**Brief**
Reproduce the material in full, unchanged.

---------- Material ----------

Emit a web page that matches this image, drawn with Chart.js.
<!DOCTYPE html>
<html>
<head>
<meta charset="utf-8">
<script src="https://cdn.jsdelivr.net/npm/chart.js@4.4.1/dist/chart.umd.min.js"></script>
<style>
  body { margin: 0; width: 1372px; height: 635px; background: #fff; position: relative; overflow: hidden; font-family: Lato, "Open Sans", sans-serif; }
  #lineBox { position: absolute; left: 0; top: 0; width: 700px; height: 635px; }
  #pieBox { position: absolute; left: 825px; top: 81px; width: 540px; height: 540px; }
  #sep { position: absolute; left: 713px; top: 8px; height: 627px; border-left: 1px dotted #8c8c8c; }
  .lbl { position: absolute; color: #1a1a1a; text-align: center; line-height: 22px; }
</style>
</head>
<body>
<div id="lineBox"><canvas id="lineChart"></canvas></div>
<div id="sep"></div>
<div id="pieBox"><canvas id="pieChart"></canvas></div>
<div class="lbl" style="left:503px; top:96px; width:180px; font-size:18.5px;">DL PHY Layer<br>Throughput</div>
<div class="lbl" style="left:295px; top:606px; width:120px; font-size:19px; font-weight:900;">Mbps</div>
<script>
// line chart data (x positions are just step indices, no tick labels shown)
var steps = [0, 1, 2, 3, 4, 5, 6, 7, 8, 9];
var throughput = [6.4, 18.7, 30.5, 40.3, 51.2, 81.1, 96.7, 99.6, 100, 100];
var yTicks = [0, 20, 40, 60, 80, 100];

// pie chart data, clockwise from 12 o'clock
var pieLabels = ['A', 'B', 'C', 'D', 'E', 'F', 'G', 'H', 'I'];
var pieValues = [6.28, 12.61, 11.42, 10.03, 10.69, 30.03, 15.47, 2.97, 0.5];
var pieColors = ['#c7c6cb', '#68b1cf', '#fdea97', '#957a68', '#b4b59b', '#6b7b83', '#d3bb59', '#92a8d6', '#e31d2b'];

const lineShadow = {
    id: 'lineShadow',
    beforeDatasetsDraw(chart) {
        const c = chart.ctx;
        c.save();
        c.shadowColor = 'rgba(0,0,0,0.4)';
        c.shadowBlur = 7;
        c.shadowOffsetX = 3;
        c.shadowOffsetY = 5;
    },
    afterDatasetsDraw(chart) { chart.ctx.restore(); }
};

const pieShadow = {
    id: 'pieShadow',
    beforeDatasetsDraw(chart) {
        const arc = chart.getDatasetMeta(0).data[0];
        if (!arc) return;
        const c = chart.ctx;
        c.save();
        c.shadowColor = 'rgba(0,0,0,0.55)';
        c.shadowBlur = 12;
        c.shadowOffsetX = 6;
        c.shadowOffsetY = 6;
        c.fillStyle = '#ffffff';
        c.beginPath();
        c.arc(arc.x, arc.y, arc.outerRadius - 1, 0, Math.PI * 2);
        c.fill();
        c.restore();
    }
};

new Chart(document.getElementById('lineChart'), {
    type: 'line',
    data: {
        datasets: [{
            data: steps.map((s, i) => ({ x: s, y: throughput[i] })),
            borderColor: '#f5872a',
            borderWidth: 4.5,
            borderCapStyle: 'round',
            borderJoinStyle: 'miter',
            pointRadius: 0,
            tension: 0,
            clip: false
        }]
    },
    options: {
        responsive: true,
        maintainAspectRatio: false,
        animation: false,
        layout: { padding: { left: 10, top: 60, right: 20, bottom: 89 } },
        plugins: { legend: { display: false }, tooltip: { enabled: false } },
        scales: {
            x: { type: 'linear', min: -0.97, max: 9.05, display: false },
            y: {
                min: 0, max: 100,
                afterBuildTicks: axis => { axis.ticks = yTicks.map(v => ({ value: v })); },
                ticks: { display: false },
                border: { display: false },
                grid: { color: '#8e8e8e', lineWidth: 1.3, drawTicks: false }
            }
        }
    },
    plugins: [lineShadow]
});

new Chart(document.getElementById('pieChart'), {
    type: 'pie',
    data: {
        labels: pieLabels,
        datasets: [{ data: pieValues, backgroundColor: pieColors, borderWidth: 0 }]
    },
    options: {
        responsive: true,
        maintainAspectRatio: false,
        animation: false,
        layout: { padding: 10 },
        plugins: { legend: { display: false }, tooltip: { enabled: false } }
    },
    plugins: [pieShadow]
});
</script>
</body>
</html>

----------

**Written response**
Emit a web page that matches this image, drawn with Chart.js.
<!DOCTYPE html>
<html>
<head>
<meta charset="utf-8">
<script src="https://cdn.jsdelivr.net/npm/chart.js@4.4.1/dist/chart.umd.min.js"></script>
<style>
  body { margin: 0; width: 1372px; height: 635px; background: #fff; position: relative; overflow: hidden; font-family: Lato, "Open Sans", sans-serif; }
  #lineBox { position: absolute; left: 0; top: 0; width: 700px; height: 635px; }
  #pieBox { position: absolute; left: 825px; top: 81px; width: 540px; height: 540px; }
  #sep { position: absolute; left: 713px; top: 8px; height: 627px; border-left: 1px dotted #8c8c8c; }
  .lbl { position: absolute; color: #1a1a1a; text-align: center; line-height: 22px; }
</style>
</head>
<body>
<div id="lineBox"><canvas id="lineChart"></canvas></div>
<div id="sep"></div>
<div id="pieBox"><canvas id="pieChart"></canvas></div>
<div class="lbl" style="left:503px; top:96px; width:180px; font-size:18.5px;">DL PHY Layer<br>Throughput</div>
<div class="lbl" style="left:295px; top:606px; width:120px; font-size:19px; font-weight:900;">Mbps</div>
<script>
// line chart data (x positions are just step indices, no tick labels shown)
var steps = [0, 1, 2, 3, 4, 5, 6, 7, 8, 9];
var throughput = [6.4, 18.7, 30.5, 40.3, 51.2, 81.1, 96.7, 99.6, 100, 100];
var yTicks = [0, 20, 40, 60, 80, 100];

// pie chart data, clockwise from 12 o'clock
var pieLabels = ['A', 'B', 'C', 'D', 'E', 'F', 'G', 'H', 'I'];
var pieValues = [6.28, 12.61, 11.42, 10.03, 10.69, 30.03, 15.47, 2.97, 0.5];
var pieColors = ['#c7c6cb', '#68b1cf', '#fdea97', '#957a68', '#b4b59b', '#6b7b83', '#d3bb59', '#92a8d6', '#e31d2b'];

const lineShadow = {
    id: 'lineShadow',
    beforeDatasetsDraw(chart) {
        const c = chart.ctx;
        c.save();
        c.shadowColor = 'rgba(0,0,0,0.4)';
        c.shadowBlur = 7;
        c.shadowOffsetX = 3;
        c.shadowOffsetY = 5;
    },
    afterDatasetsDraw(chart) { chart.ctx.restore(); }
};

const pieShadow = {
    id: 'pieShadow',
    beforeDatasetsDraw(chart) {
        const arc = chart.getDatasetMeta(0).data[0];
        if (!arc) return;
        const c = chart.ctx;
        c.save();
        c.shadowColor = 'rgba(0,0,0,0.55)';
        c.shadowBlur = 12;
        c.shadowOffsetX = 6;
        c.shadowOffsetY = 6;
        c.fillStyle = '#ffffff';
        c.beginPath();
        c.arc(arc.x, arc.y, arc.outerRadius - 1, 0, Math.PI * 2);
        c.fill();
        c.restore();
    }
};

new Chart(document.getElementById('lineChart'), {
    type: 'line',
    data: {
        datasets: [{
            data: steps.map((s, i) => ({ x: s, y: throughput[i] })),
            borderColor: '#f5872a',
            borderWidth: 4.5,
            borderCapStyle: 'round',
            borderJoinStyle: 'miter',
            pointRadius: 0,
            tension: 0,
            clip: false
        }]
    },
    options: {
        responsive: true,
        maintainAspectRatio: false,
        animation: false,
        layout: { padding: { left: 10, top: 60, right: 20, bottom: 89 } },
        plugins: { legend: { display: false }, tooltip: { enabled: false } },
        scales: {
            x: { type: 'linear', min: -0.97, max: 9.05, display: false },
            y: {
                min: 0, max: 100,
                afterBuildTicks: axis => { axis.ticks = yTicks.map(v => ({ value: v })); },
                ticks: { display: false },
                border: { display: false },
                grid: { color: '#8e8e8e', lineWidth: 1.3, drawTicks: false }
            }
        }
    },
    plugins: [lineShadow]
});

new Chart(document.getElementById('pieChart'), {
    type: 'pie',
    data: {
        labels: pieLabels,
        datasets: [{ data: pieValues, backgroundColor: pieColors, borderWidth: 0 }]
    },
    options: {
        responsive: true,
        maintainAspectRatio: false,
        animation: false,
        layout: { padding: 10 },
        plugins: { legend: { display: false }, tooltip: { enabled: false } }
    },
    plugins: [pieShadow]
});
</script>
</body>
</html>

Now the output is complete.